API-First Development

This is part of my on-boarding work as Chief Evangelist with Postman. Part of my work to understand how Postman users are putting the platform to work is to process earch one of their use cases in a narrative format. The process helps these things stick in my mind, and since they are all driven by actual feedback and stories from their users, it populates my brain with relevant talking points when I’m engaging with customers.

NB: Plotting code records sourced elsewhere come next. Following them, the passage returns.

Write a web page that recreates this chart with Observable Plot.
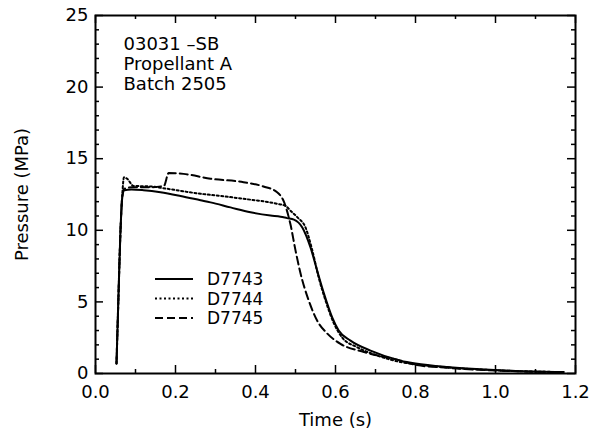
<!DOCTYPE html>
<html><head><meta charset="utf-8">
<script src="https://cdn.jsdelivr.net/npm/d3@7"></script>
<script src="https://cdn.jsdelivr.net/npm/@observablehq/plot@0.6"></script>
<style>
body{margin:0;background:#fff;}
#chart{width:589px;height:430px;}
svg{font-family:"DejaVu Sans",sans-serif;}
</style></head><body><div id="chart"></div>
<script>
// ---- data ----
const seriesNames = ["D7743", "D7744", "D7745"];

const tD7743 = [0.0525,0.057,0.0625,0.067,0.072,0.09,0.12,0.1625,0.2125,0.2625,0.2875,0.3375,0.3875,0.4375,0.4625,0.479,0.496,0.517,0.5375,0.554,0.571,0.592,0.608,0.6375,0.6875,0.7625,0.8,0.88,0.96,1.05,1.17];
const pD7743 = [0.7,5.0,10.0,12.3,12.8,12.85,12.8,12.66,12.4,12.1,11.95,11.6,11.26,11.03,10.95,10.85,10.75,10.2,8.8,7.2,5.6,3.9,3.0,2.3,1.6,0.9,0.7,0.45,0.3,0.18,0.1];

const tD7744 = [0.0525,0.057,0.0625,0.067,0.071,0.079,0.095,0.1375,0.179,0.2625,0.3125,0.37,0.454,0.475,0.49,0.505,0.525,0.542,0.558,0.575,0.596,0.617,0.654,0.704,0.7625,0.8,0.88,0.96,1.05,1.17];
const pD7744 = [0.7,5.0,10.0,12.5,13.7,13.6,13.1,13.06,12.9,12.55,12.4,12.2,11.85,11.7,11.3,10.9,10.2,8.6,6.7,5.1,3.5,2.5,1.84,1.26,0.8,0.65,0.42,0.28,0.17,0.1];

const tD7745 = [0.0525,0.057,0.0625,0.067,0.072,0.09,0.13,0.171,0.183,0.22,0.2875,0.37,0.42,0.454,0.471,0.4875,0.5,0.5125,0.533,0.554,0.579,0.6125,0.671,0.7625,0.8,0.88,0.96,1.05,1.17];
const pD7745 = [0.7,5.0,10.0,12.4,12.9,13.0,13.0,13.1,14.0,13.94,13.6,13.36,13.06,12.66,12.0,10.4,8.6,7.0,5.1,3.7,2.8,2.07,1.5,0.9,0.6,0.4,0.26,0.16,0.1];

const xMajorTicks = [0, 0.2, 0.4, 0.6, 0.8, 1.0, 1.2];
const xMinorTicks = [0.1, 0.3, 0.5, 0.7, 0.9, 1.1];
const yMajorTicks = [0, 5, 10, 15, 20, 25];
const yMinorTicks = [1,2,3,4,6,7,8,9,11,12,13,14,16,17,18,19,21,22,23,24];

const annotationLines = ["03031 –SB", "Propellant A", "Batch 2505"];
const xTitle = "Time (s)";
const yTitle = "Pressure (MPa)";

// ---- build table ----
const seriesT = [tD7743, tD7744, tD7745];
const seriesP = [pD7743, pD7744, pD7745];
const rows = seriesNames.flatMap((name, i) => seriesT[i].map((t, j) => ({series: name, t, p: seriesP[i][j]})));

// ---- styles / layout ----
const dashStyle = {"D7743": null, "D7744": "2,2.5", "D7745": "8,4"};
const W = 589, H = 430;
const mL = 95, mR = 14, mT = 15, mB = 57;
const fW = W - mL - mR, fH = H - mT - mB;
const majorLen = 8, minorLen = 4;

const tickGrid = (fn, ticks, len, side) => {
  const o = {stroke: "black", strokeOpacity: 1, strokeWidth: 1.5};
  if (side === "bottom") o.insetTop = fH - len;
  if (side === "top") o.insetBottom = fH - len;
  if (side === "left") o.insetRight = fW - len;
  if (side === "right") o.insetLeft = fW - len;
  return fn(ticks, o);
};

const lineMarks = seriesNames.map(name => Plot.line(rows.filter(d => d.series === name), {
  x: "t", y: "p", stroke: "black", strokeWidth: 2, curve: "monotone-x",
  strokeDasharray: dashStyle[name]
}));

const chart = Plot.plot({
  width: W, height: H,
  marginLeft: mL, marginRight: mR, marginTop: mT, marginBottom: mB,
  style: {fontFamily: "DejaVu Sans, sans-serif", background: "white", color: "black"},
  x: {domain: [0, 1.2]},
  y: {domain: [0, 25]},
  marks: [
    ...["bottom", "top"].flatMap(s => [tickGrid(Plot.gridX, xMajorTicks, majorLen, s), tickGrid(Plot.gridX, xMinorTicks, minorLen, s)]),
    ...["left", "right"].flatMap(s => [tickGrid(Plot.gridY, yMajorTicks, majorLen, s), tickGrid(Plot.gridY, yMinorTicks, minorLen, s)]),
    Plot.axisX(xMajorTicks, {tickSize: 0, tickPadding: 12, fontSize: 18, tickFormat: d => d.toFixed(1),
      label: xTitle, labelAnchor: "center", labelArrow: "none", labelOffset: 52}),
    Plot.axisY(yMajorTicks, {tickSize: 0, tickPadding: 7, fontSize: 18, tickFormat: d => String(d),
      label: yTitle, labelAnchor: "center", labelArrow: "none", labelOffset: 80}),
    ...lineMarks,
    Plot.frame({stroke: "black", strokeWidth: 2}),
    Plot.text([annotationLines.join("\n")], {frameAnchor: "top-left", dx: 28, dy: 20, lineAnchor: "top",
      textAnchor: "start", fontSize: 18, lineHeight: 1.11})
  ]
});
document.getElementById("chart").appendChild(chart);

// legend (layout only)
const svg = d3.select(chart);
const lg = svg.append("g").attr("transform", `translate(${mL + 60},${mT + 264})`);
seriesNames.forEach((name, i) => {
  const g = lg.append("g").attr("transform", `translate(0,${i * 19.5})`);
  g.append("line").attr("x1", 0).attr("x2", 38).attr("y1", 0).attr("y2", 0)
    .attr("stroke", "black").attr("stroke-width", 2)
    .attr("stroke-dasharray", dashStyle[name]);
  g.append("text").attr("x", 52).attr("y", 0).attr("dy", "0.36em")
    .attr("text-anchor", "start")
    .attr("font-size", 17).attr("fill", "black").text(name);
});
</script></body></html>
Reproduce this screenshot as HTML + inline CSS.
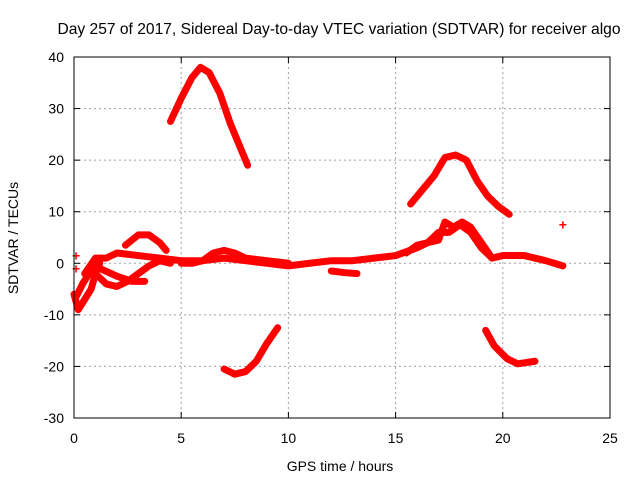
<!DOCTYPE html>
<html><head><meta charset="utf-8"><style>
body{margin:0;background:#fff;font-family:"Liberation Sans",sans-serif}
svg text{font-family:"Liberation Sans",sans-serif;font-size:14px;fill:#000}
</style></head><body>
<svg id="chart" width="640" height="480">
<text x="339" y="34" text-anchor="middle" style="font-size:15.6px">Day 257 of 2017, Sidereal Day-to-day VTEC variation (SDTVAR) for receiver algo</text>
<g id="grid"></g><g id="series"></g><g id="axes"></g>
<text x="340" y="471" text-anchor="middle">GPS time / hours</text>
<text transform="translate(18,238) rotate(-90)" text-anchor="middle">SDTVAR / TECUs</text>
</svg>
<script>
const xTicks=[0,5,10,15,20,25];
const yTicks=[-30,-20,-10,0,10,20,30,40];
const arcMorningHigh=[[4.5,27.5],[5,32],[5.5,36],[5.9,38],[6.3,37],[6.8,33],[7.3,27],[7.8,22],[8.1,19]];
const arcMorningLow=[[7,-20.5],[7.5,-21.5],[8,-21],[8.5,-19],[9,-15.5],[9.5,-12.5]];
const arcEveningHigh=[[15.7,11.5],[16.2,14],[16.8,17],[17.3,20.5],[17.8,21],[18.3,20],[18.8,16],[19.3,13],[19.8,11],[20.3,9.5]];
const arcEveningLow=[[19.2,-13],[19.6,-16],[20.2,-18.5],[20.7,-19.5],[21.5,-19]];
const mainBand=[[0.5,-2],[1,1],[1.5,1],[2,2],[3,1.5],[4,1],[5,0.5],[6,0.5],[7,1],[8,0.5],[9,0],[10,-0.5],[11,0],[12,0.5],[13,0.5],[14,1],[15,1.5],[16,3],[16.5,4],[17,6],[17.5,6],[18,7.5],[18.5,6],[19,3],[19.5,1],[20,1.5],[21,1.5],[22,0.5],[22.8,-0.5]];
const secondBand=[[5,0],[5.5,0],[6,0.5],[6.5,2],[7,2.5],[7.5,2],[8,1],[9,0.5],[10,0]];
const humpThree=[[2.4,3.5],[3,5.5],[3.5,5.5],[4,4],[4.3,2.5]];
const lowerLoop=[[1,-2],[1.5,-4],[2,-4.5],[2.5,-3.5],[3,-2],[3.5,-0.5],[4,0.5],[4.5,0]];
const lowerLoop2=[[1.2,-1],[2,-2.5],[2.7,-3.5],[3.3,-3.5]];
const leftEdge=[[0,-6],[0.2,-9],[0.5,-7],[0.8,-5],[1,-2],[1.2,0]];
const leftEdge2=[[0.1,-6.5],[0.4,-4],[0.7,-2],[0.9,0]];
const eveningBand=[[15.5,2],[16,3.5],[17,4.5],[17.3,8],[17.7,7],[18.1,8],[18.5,7],[19,4],[19.5,1]];
const dipSegment=[[12,-1.5],[12.6,-1.8],[13.2,-2]];
const isolated=[[22.8,7.5],[0.1,1.5],[0.1,-1]];
const seriesList=[arcMorningHigh,arcMorningLow,arcEveningHigh,arcEveningLow,mainBand,secondBand,humpThree,lowerLoop,lowerLoop2,leftEdge,leftEdge2,eveningBand,dipSegment];
const X0=74,X1=610,Y0=418,Y1=57;
const sx=h=>X0+(h-0)/25*(X1-X0);
const sy=v=>Y0-(v+30)/70*(Y0-Y1);
const NS="http://www.w3.org/2000/svg";
function mk(t,a,p){const e=document.createElementNS(NS,t);for(const k in a)e.setAttribute(k,a[k]);p.appendChild(e);return e;}
const g=document.getElementById('grid'),ax=document.getElementById('axes'),s=document.getElementById('series');
xTicks.forEach(t=>{
 if(t>0&&t<25){const l=mk('line',{x1:sx(t),x2:sx(t),y1:Y1,y2:Y0,stroke:'#a0a0a0','stroke-dasharray':'2,3'},g);
 
 }
 mk('line',{x1:sx(t),x2:sx(t),y1:Y0,y2:Y0-6,stroke:'#000'},ax);
 mk('line',{x1:sx(t),x2:sx(t),y1:Y1,y2:Y1+6,stroke:'#000'},ax);
 const tx=mk('text',{x:sx(t),y:Y0+25,'text-anchor':'middle'},ax);tx.textContent=t;
 
 
});
yTicks.forEach(t=>{
 if(t>-30&&t<40){const l=mk('line',{x1:X0,x2:X1,y1:sy(t),y2:sy(t),stroke:'#a0a0a0','stroke-dasharray':'2,3'},g);
 
 }
 mk('line',{x1:X0,x2:X0+6,y1:sy(t),y2:sy(t),stroke:'#000'},ax);
 mk('line',{x1:X1,x2:X1-6,y1:sy(t),y2:sy(t),stroke:'#000'},ax);
 const tx=mk('text',{x:X0-10,y:sy(t)+5,'text-anchor':'end'},ax);tx.textContent=t;
 
 
});
const fr=mk('rect',{x:X0,y:Y1,width:X1-X0,height:Y0-Y1,fill:'none',stroke:'#000'},ax);


seriesList.forEach(d=>{
 const p=mk('polyline',{points:d.map(q=>sx(q[0])+','+sy(q[1])).join(' '),fill:'none',stroke:'#f00','stroke-width':7,'stroke-linejoin':'round','stroke-linecap':'round'},s);
 
 
});
isolated.forEach(q=>{
 const t=mk('text',{x:sx(q[0]),y:sy(q[1])+5,'text-anchor':'middle',style:'fill:#f00;font-weight:bold'},s);t.textContent='+';
 
 
});
</script>
</body></html>
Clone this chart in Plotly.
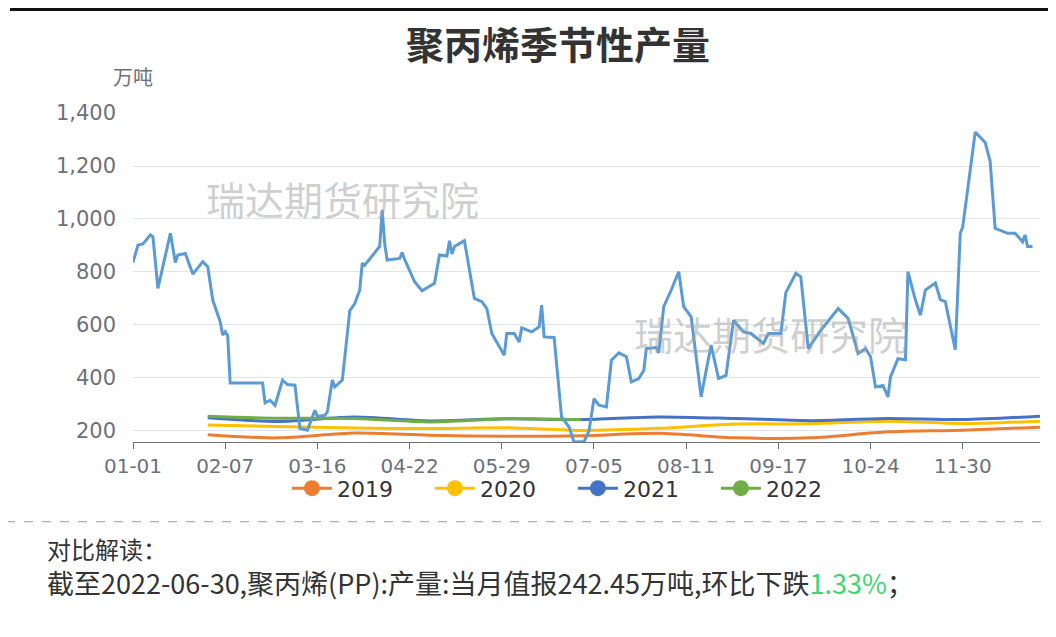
import plotly.graph_objects as go
import pandas as pd

# ---- categories (non-leap calendar days) ----
day_labels = pd.date_range("2021-01-01", "2021-12-31", freq="D").strftime("%m-%d").tolist()
tick_labels = ["01-01", "02-07", "03-16", "04-22", "05-29", "07-05", "08-11", "09-17", "10-24", "11-30"]

# ---- monthly seasonal series (万吨) ----
month_ends = ["01-31", "02-28", "03-31", "04-30", "05-31", "06-30",
              "07-31", "08-31", "09-30", "10-31", "11-30", "12-31"]
v2019 = [186, 174, 192, 184, 180, 182, 191, 174, 174, 197, 203, 214]
v2020 = [223, 217, 211, 209, 212, 202, 210, 226, 227, 237, 228, 237]
v2021 = [250, 236, 253, 238, 246, 243, 253, 247, 239, 247, 243, 256]
v2022 = [256, 248, 247, 234, 245.7, 242.45]

# ---- unnamed daily series (day of year, value) ----
blue_day = [0, 2, 4, 7, 8, 10, 15, 17, 18, 21, 24, 28, 30, 32, 35, 36, 37, 38, 39,
            52, 53, 55, 57, 60, 62, 65, 67, 70, 73, 74, 77, 78, 80, 81, 84, 87,
            89, 91, 92, 93, 99, 100, 101, 102, 107, 108, 109, 113, 116, 121, 123,
            126, 127, 128, 129, 133, 137, 140, 142, 144, 149, 150, 153, 155, 156,
            160, 163, 164, 165, 169, 172, 175, 177, 181, 183, 185, 187, 190, 192,
            195, 198, 200, 203, 205, 206, 210, 211, 213, 216, 219, 221, 224, 228,
            232, 235, 238, 241, 245, 248, 253, 255, 260, 262, 266, 268, 271, 276,
            283, 287, 291, 294, 296, 298, 301, 303, 304, 307, 310, 311, 314, 316,
            318, 322, 324, 326, 330, 332, 333, 338, 342, 344, 346, 351, 354, 357,
            358, 359, 361]
blue_val = [836, 902, 906, 940, 933, 738, 946, 836, 864, 870, 792, 839, 820, 694, 612, 562, 575, 560, 381,
            381, 306, 316, 297, 392, 375, 373, 209, 203, 278, 255, 259, 272, 392, 366, 392, 654,
            681, 732, 833, 826, 896, 1034, 908, 845, 851, 873, 848, 763, 729, 757, 864,
            860, 918, 868, 896, 918, 700, 688, 662, 568, 486, 568, 568, 536, 589,
            574, 593, 675, 555, 553, 253, 215, 158, 160, 200, 322, 297, 291, 467,
            495, 480, 385, 398, 429, 511, 515, 495, 669, 732, 801, 669, 631, 329,
            524, 398, 410, 618, 574, 568, 530, 568, 568, 722, 795, 782, 511, 580,
            662, 625, 492, 511, 480, 366, 372, 329, 404, 473, 469, 801, 694, 637,
            732, 759, 696, 688, 507, 946, 971, 1328, 1289, 1217, 965, 946, 946, 914,
            940, 896, 896]

series = [("2019", v2019, "#ED7D31"), ("2020", v2020, "#FFC000"),
          ("2021", v2021, "#4472C4"), ("2022", v2022, "#70AD47")]

CJK = "Noto Sans CJK SC"
NUM = "DejaVu Sans, Noto Sans CJK SC"

fig = go.Figure()

for name, vals, col in series:
    fig.add_trace(go.Scatter(
        x=month_ends[:len(vals)], y=vals, mode="lines", name=name,
        legendgroup=name, showlegend=False,
        line=dict(color=col, width=3, shape="spline", smoothing=0.8),
        hoverinfo="skip"))
    # legend entry only (no data drawn)
    fig.add_trace(go.Scatter(
        x=[None], y=[None], mode="lines+markers", name=name, legendgroup=name,
        line=dict(color=col, width=3),
        marker=dict(color=col, size=16, symbol="circle")))

fig.add_trace(go.Scatter(
    x=[day_labels[d] for d in blue_day], y=blue_val, mode="lines",
    showlegend=False, line=dict(color="#5B9BD5", width=3), hoverinfo="skip"))

# page body adds an 8px offset; margins compensate so the plot area lands at 133..1040 x 113..442
fig.update_layout(
    width=1056, height=637,
    margin=dict(l=125, r=24, t=105, b=203, autoexpand=False),
    paper_bgcolor="white", plot_bgcolor="white",
    font=dict(family=NUM, color="#6E7079"),
    showlegend=True,
    legend=dict(orientation="h", x=0.485, xanchor="center", y=-0.141, yanchor="middle",
                font=dict(size=22, color="#333333", family=NUM),
                itemwidth=40, entrywidth=88, bgcolor="rgba(0,0,0,0)", traceorder="normal"),
)

fig.update_xaxes(
    type="category", categoryorder="array", categoryarray=day_labels,
    range=[0, len(day_labels) - 1], automargin=False,
    tickmode="array", tickvals=tick_labels, ticktext=tick_labels,
    showgrid=False, zeroline=False,
    showline=True, linecolor="#6E7079", linewidth=1,
    ticks="outside", ticklen=6, tickcolor="#6E7079",
    tickfont=dict(size=20, color="#6E7079", family=NUM))

fig.update_yaxes(
    range=[158.4, 1400], tick0=200, dtick=200, tickformat=",d", automargin=False,
    showgrid=True, gridcolor="#E0E6F1", gridwidth=1,
    zeroline=False, showline=False, ticks="",
    ticklabelstandoff=16,
    tickfont=dict(size=21, color="#6E7079", family=NUM))

anns = [
    dict(text="聚丙烯季节性产量", x=0.4686, y=1.213, xref="paper", yref="paper",
         showarrow=False, font=dict(size=38, color="#333333", family=CJK, weight="bold"),
         xanchor="center", yanchor="middle"),
    dict(text="万吨", x=0.0, y=1.1095, xref="paper", yref="paper", showarrow=False,
         font=dict(size=20, color="#6E7079", family=CJK), xanchor="center", yanchor="middle"),
    dict(text="瑞达期货研究院", x=0.2315, y=0.741, xref="paper", yref="paper", showarrow=False,
         font=dict(size=39, color="rgba(160,160,160,0.5)", family=CJK), xanchor="center", yanchor="middle"),
    dict(text="瑞达期货研究院", x=0.7034, y=0.3307, xref="paper", yref="paper", showarrow=False,
         font=dict(size=39, color="rgba(160,160,160,0.5)", family=CJK), xanchor="center", yanchor="middle"),
    dict(text="对比解读：", x=-0.097, y=-0.3234, xref="paper", yref="paper", showarrow=False,
         font=dict(size=24, color="#333333", family=CJK), xanchor="left", yanchor="middle"),
    dict(text="截至2022-06-30,聚丙烯(PP):产量:当月值报242.45万吨,环比下跌"
              "<span style='color:#3ED46E'>1.33%</span>；",
         x=-0.097, y=-0.4268, xref="paper", yref="paper", showarrow=False,
         font=dict(size=27, color="#333333", family=CJK), xanchor="left", yanchor="middle"),
]
fig.update_layout(annotations=anns)

fig.update_layout(shapes=[
    dict(type="line", xref="paper", yref="paper", x0=-0.1356, x1=1.03, y0=1.3146, y1=1.3146,
         line=dict(color="#111111", width=3)),
    dict(type="line", xref="paper", yref="paper", x0=-0.14, x1=1.03, y0=-0.2424, y1=-0.2424,
         line=dict(color="#999999", width=1, dash="dash")),
])

fig.write_html("out.html")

API-first is a philosophy and way of life that involves beginning every software capability as an API before you ever begin developer any user interface, or any other element. API-first ensures that all organizational capabilities are defined as simple, intuitive, well-designed API interfaces that can be used and reused across many different applications and systems. Right now, API-first is more of a myth than it is reality in most companies, but regardless, API-first is something many companies strive for when it comes to the development of their software.

Postman has a dedicated API-First development use case which provides a simple set of steps to consider when it comes to establishing an API-first development process—breaking things down into four separate phases.

1. Specification Phase - Getting to work defining what each API capability will actually do.

- Create a new API - Begin defining a new API fro scratch, not working from existing pattern.
- Write or import a new specification - Working on an API from an existing API specification.

2. Development Phase - The actual development of an API that is being specified.

- Create a mock server - Turn the specification into a mock representation of the API.
- Create documentation - Publish documentation for your API using the API specification.
- Debug API - Track, coordinate and fix bugs and defects in the API being developed.

3. Testing Phase - Ensuring you have the surface area of your API covered by API tests.

- Explore the API - With an API mocked and being developed you can explore its details.
- Write tests using JavaSCript - Tests defining expected outcomes can be defined for all APIs.
- Verify test results in Collection Runner - Automate the verification of tests for all APIs.

4. Deployment Phase - Actually realizing and deploying the API capability that is being defined.

- Integrate tests in build system through Newman - Bake all tests for APIs into the CI/CD workflow.
- Deploy to production through your CI/CD pipeline - Publish code if all the tests pass as part of build.
- Setup monitors to get alerts - Monitor APIs to ensure the tests are regularly ran and validated.

There are definitely more details in the cracks of API-first, but this list provides you with a high level view of what it is all about. Providing a simple checklist to use when starting API-first conversations across your organization. Each element of the phases above will look different depending on how your organization does what it does, but this basic blueprint is intentionally kept simple to help jumpstart the conversation, and not overwhelm API stakeholders who might not have a lot of experience with the API-first development process.

This API-first use case blueprint is the most talked about approach to APIs out there today. Companies who have invested in their API-first journey realize how much time, money, and pain can be saved by starting every software application conversation with APIs, and how much more efficient it is to define, mock, and be test-focused as part of their API-first reality. API-first is never as easy as it seems, but once development teams make the investment and begin making API-first a reality, they quickly realize that it was something they should have done a long time ago, and they understand how it can dramatically shift the conversation around how APIs get done across companies, organizations, institutions, and government agencies.